Arkansas wine refers to wine made from grapes grown in the U.S. state of Arkansas. Many of these wines are grown from traditional European wine grapes of the Vitis vinifera group such as Cabernet Sauvignon, Chardonnay, Pinot noir, and Riesling and also produces wine from its native grapes, Cynthiana and Muscadine.

==History==
Arkansas viticulture dates back to the 1880s when the first French Catholic settlers started commercial winemaking with Catholic Swiss-Germans, who immigrated to Altus, Arkansas and found the terroir ideal to grow grapes. One of these settlers was Jacob Post, who emigrated to the area in 1872 and his descendants are sixth generation winemakers.
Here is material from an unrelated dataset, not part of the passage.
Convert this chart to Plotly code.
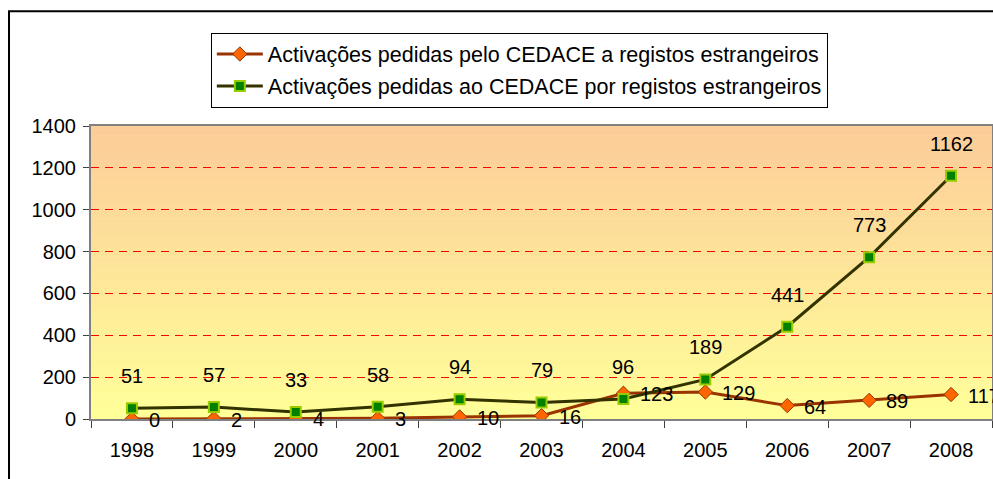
import plotly.graph_objects as go

# Data
years = ["1998", "1999", "2000", "2001", "2002", "2003", "2004", "2005", "2006", "2007", "2008"]
pedidas_pelo = [0, 2, 4, 3, 10, 16, 123, 129, 64, 89, 117]
pedidas_ao = [51, 57, 33, 58, 94, 79, 96, 189, 441, 773, 1162]
y_ticks = [0, 200, 400, 600, 800, 1000, 1200, 1400]

name_pelo = "Activações pedidas pelo CEDACE a registos estrangeiros"
name_ao = "Activações pedidas ao CEDACE por registos estrangeiros"

FONT = "Liberation Sans, Arial, sans-serif"
COLORS = {
    "pelo_line": "#993300",
    "pelo_marker": "#FF6600",
    "ao_line": "#333300",
    "ao_marker": "#008000",
    "ao_edge": "#99CC00",
    "grid": "#FF0000",
    "axis": "#808080",
}

fig = go.Figure()

fig.add_trace(
    go.Scatter(
        x=years,
        y=pedidas_pelo,
        mode="lines+markers",
        name=name_pelo,
        legendgroup="a",
        line=dict(color=COLORS["pelo_line"], width=3),
        marker=dict(symbol="diamond", size=11, color=COLORS["pelo_marker"],
                    line=dict(color=COLORS["pelo_line"], width=1)),
    )
)

fig.add_trace(
    go.Scatter(
        x=years,
        y=pedidas_ao,
        mode="lines+markers",
        name=name_ao,
        legendgroup="b",
        line=dict(color=COLORS["ao_line"], width=3),
        marker=dict(symbol="square", size=10, color=COLORS["ao_marker"],
                    line=dict(color=COLORS["ao_edge"], width=2)),
    )
)

# Data labels (x given as category index so the year strings are not read as numbers)
annotations = []
for i, v in enumerate(pedidas_pelo):
    annotations.append(dict(x=i, y=v, text=str(v), showarrow=False, xanchor="left",
                            yanchor="middle", xshift=15, yshift=-1,
                            font=dict(size=20, color="black", family=FONT)))
for i, v in enumerate(pedidas_ao):
    annotations.append(dict(x=i, y=v, text=str(v), showarrow=False, xanchor="center",
                            yanchor="middle", yshift=32,
                            font=dict(size=20, color="black", family=FONT)))

# Gradient plot background (orange at top to pale yellow at bottom)
shapes = []
n_bands = 60
top_rgb = (252, 204, 153)
bot_rgb = (255, 255, 153)
for i in range(n_bands):
    t = i / (n_bands - 1)
    r = round(bot_rgb[0] + (top_rgb[0] - bot_rgb[0]) * t)
    g = round(bot_rgb[1] + (top_rgb[1] - bot_rgb[1]) * t)
    b = round(bot_rgb[2] + (top_rgb[2] - bot_rgb[2]) * t)
    shapes.append(dict(type="rect", xref="x domain", yref="y domain",
                       x0=0, x1=1, y0=i / n_bands, y1=(i + 1) / n_bands + 0.002,
                       fillcolor=f"rgb({r},{g},{b})", line=dict(width=0), layer="below"))

# Outer chart border
shapes.append(dict(type="rect", xref="paper", yref="paper",
                   x0=-0.091, x1=1.1, y0=-0.5, y1=1.392,
                   line=dict(color="black", width=2), fillcolor="rgba(0,0,0,0)", layer="above"))

fig.update_layout(
    width=993,
    height=479,
    margin=dict(l=91, r=1, t=126, b=60, autoexpand=False),
    paper_bgcolor="white",
    plot_bgcolor="rgba(0,0,0,0)",
    font=dict(family=FONT, size=20, color="black"),
    showlegend=True,
    legend=dict(
        x=0.133,
        y=1.319,
        xanchor="left",
        yanchor="top",
        bgcolor="white",
        bordercolor="black",
        borderwidth=1,
        font=dict(size=21.5, family=FONT, color="black"),
        traceorder="grouped",
        tracegroupgap=1,
        itemwidth=46,
    ),
    xaxis=dict(
        type="category",
        range=[-0.5, len(years) - 0.5],
        tickson="boundaries",
        ticks="outside",
        ticklen=7,
        tickcolor="#404040",
        showline=True,
        linecolor=COLORS["axis"],
        linewidth=2,
        mirror=True,
        showgrid=False,
        tickangle=0,
        ticklabelstandoff=12,
        tickfont=dict(size=20, family=FONT),
    ),
    yaxis=dict(
        range=[0, 1400],
        tickvals=y_ticks,
        ticks="outside",
        ticklen=6,
        tickcolor="#404040",
        showline=True,
        linecolor=COLORS["axis"],
        linewidth=2,
        mirror=True,
        showgrid=True,
        gridcolor=COLORS["grid"],
        griddash="8px,6px",
        gridwidth=1,
        zeroline=False,
        ticklabelstandoff=3,
        tickfont=dict(size=20, family=FONT),
    ),
    annotations=annotations,
    shapes=shapes,
)

# remove the default page margin so the figure sits at the window's top-left corner
fig.write_html(
    "out.html",
    config={"displayModeBar": False},
    post_script="document.body.style.margin='0px';",
)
The four oldest running wineries in the state (Wiederkehr, Post, Mount Bethel and Cowie) are all located in Altus. At one point Arkansas had 160 wineries and produced more wine and grapes than any other state. Prohibition in the United States reduced the wineries to only a few that remain today, and about half of Arkansas's counties remain dry.

==Present day==
As of 2025, there are at least fourteen wineries listed in Arkansas, and the state has three established American Viticultural Areas (AVA). The University of Arkansas has worked with the Post family for nearly a century to develop new grapes and harvesting technology. John Clark, a horticulture professor at the University of Arkansas, has worked for 20 years on grapes that can withstand Arkansas' natural problems, such as high humidity.